Relationships With Food

It can be hard to understand why people choose the foods they choose to eat. The relationship between food, our minds and our bodies is a complex one. When most people think about weight management, they think about food or the restriction of certain foods. This is only a small part of the whole picture. Without this fundamental understanding, any other nutritional knowledge you may gain might be useless.

Eating habits or food habits refer to why and how we eat, which foods are chosen, ways to obtain foods and who we eat with. Below is a list of common factors.

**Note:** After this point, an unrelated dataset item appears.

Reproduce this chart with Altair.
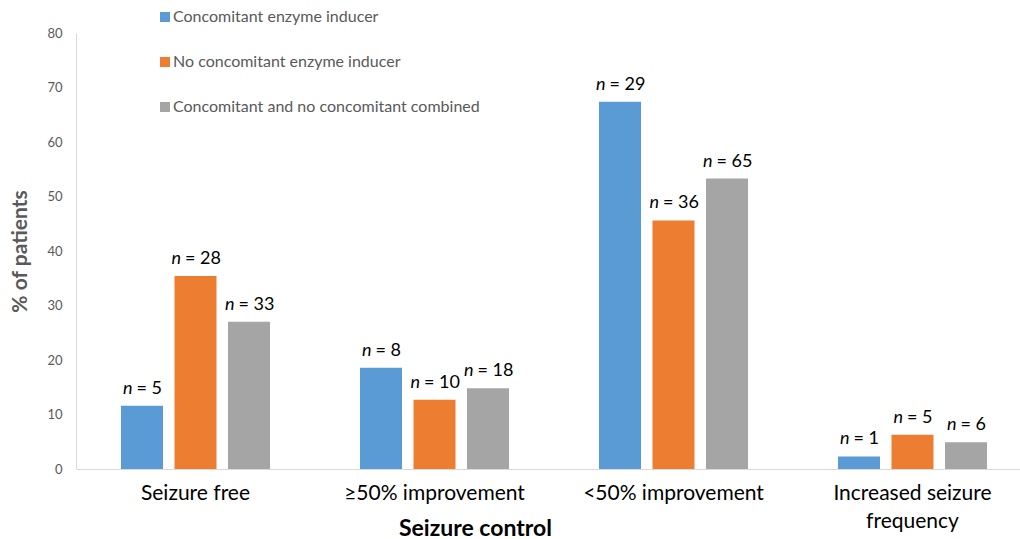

1. Habit – This affects everybody. The types of food we eat and our eating behaviour is predominantly habitual. By this we mean that very often we eat the same types of food at the same time and in the same way because it is learnt behaviour. For example, how we prepare our coffee – with cream and two sugars and a biscuit on the side.

2. Social – Social influences include our upbringing, cultural background and religion. The influence of peer pressure from loved ones, colleagues and friends is also likely to affect our food choices as well as work-related issues such as income and work schedule.

3. Emotions – Our mood, emotional status and psychological well-being will affect our food choices. We can also be affected by media campaigns, celebrity endorsements, fad diets, food scares and other such external influences.

4. Senses – The way food looks, smells, sounds, tastes and feels (its texture) can all have a major influence on whether we choose to eat it or not. The way in which food connects to our senses is widely used in food marketing campaigns to increase sales.

5. Physiological – Physiological influences relate to the body’s need to stay alive, i.e. its physiological need. Factors such as hormones which can be related to stress, pregnancy and illness etc. have a profound effect on our food choices.

6. Sports participation and exercise – It can be hard to maintain a balanced diet, especially if you are in a sport where you need to maintain the lightest weight possible!

Constant bad habits lead to a gain in weight

The term obese describes a person who’s very overweight, with a lot of body fat.

It’s a common problem in the UK that’s estimated to affect around 1 in every 4 adults and around 1 in every 5 children aged 10 to 11, according to the NHS.

Obesity levels in the UK have more than trebled in the last 30 years and, on current estimates, more than half the population could be obese by 2050.

The cause of the rapid rise in obesity has been blamed on our modern lifestyles, including the prevalence of the car, TVs, computers, desk-bound jobs and high-calorie food. Today’s obesity levels are more than three times what they were in 1980, when only 6% of men and 8% of women were obese.

Most people who become obese put on weight gradually between the ages of 20 and 40, but there is some suggestion that the path is set in early childhood.

Obesity is now considered a world-wide epidemic. Contrary to popular belief, it is not caused by eating too much of any one nutrient, it is just caused by eating too many calories compared to what we need. Calories (energy) are provided by the nutrients carbohydrate, fat, protein and also alcohol. Having too many calories provided by any or all of these, over and above what the body really needs, means we store extra calories as body fat/weight.

Body fat is comprised of millions of fat cells, also called adipocytes, with the average adult having around 40 billion. The weight of adipose tissue is about 20 percent of body weight, making it one of the biggest organs in the body.

Fat can be defined by where it’s found in the body: subcutaneous fat is located just below the surface of the skin while visceral fat is found in the abdominal cavity, surrounding the internal organs.

Furthermore, there are two types of adipose tissue: White and brown. White adipose tissue is primarily used as an energy reserve and brown adipose tissue functions to generate heat.

Adipose tissue has been identified as an endocrine organ because of its production of signalling proteins, which influence several important functions including glucose and lipid metabolism, blood coagulation and insulin sensitivity. Excessive adipose tissue has been shown to disrupt the normal endocrine functions of fat cells and can negatively affect health.